Niabi Taught Tough Lesson In Accountability
When you're in the business of serving people, consistent service that goes unnoticed is usually its own reward. That's because just one oversight can create a mess even those in the business of cleaning up after animals might find daunting.
I've been watching the Niabi Zoo make mistake after mistake, first by removing memorials placed by the zoo around the property without notifying the families affected, then by trying to excuse their behavior which is, in a word, inexcusable.
The Zoo Director, Lee Jackson, has the honor of mopping up these discarded memories. And understandably, the families are feeling betrayed by the promise of Niabi Zoo that their loved ones memories would be honored. But it's a mess he made himself by removing the plaques without notification. He then tried to make less of the feelings of the people most affected by insisting that a Memorial Garden was part of some "Master Plan" and already in the works. That may be the case now, but it sure didn't seem like it when he said it. In coverage by WQAD and the Quad-City Times, Jackson is quoted saying, "We had a plan, we just didn't communicate it.

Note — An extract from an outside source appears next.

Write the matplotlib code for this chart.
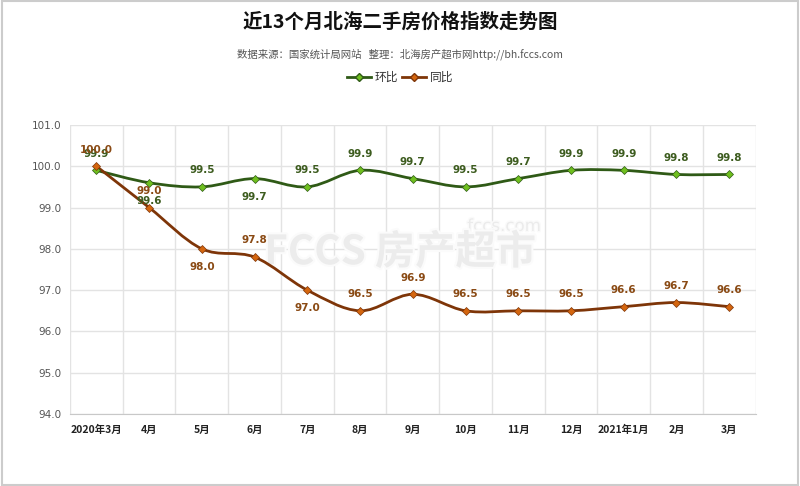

The mistake was in communication."
Ouch--Don't try to minimize someone's concern. It clearly wasn't a 'Communication problem' as Jackson hoped. It was an accountability problem. It seems as the story developed, the real problem did surface; that Jackson didn't want to carry on a project that was started before his tenure. Later in the Times article, Jackson admitted that no plan for a memorial garden existed when the removal of memorial plaques started. "We figured we'd have it resolved before it became an issue. We wanted to do something nice; in a centralized location. It just wasn't done right, and I take full responsibility for that."
Taking full responsibility, and regretting behavior is not apologizing. And by not apologizing, Jackson hasn't acknowledged the emotion and effort that goes into choosing the perfect place for your loved one.
Everybody makes mistakes. This will only get better when the memorial garden is completed, and a full apology is given to the families. The handling of this smells worse than a hot day in the monkey house.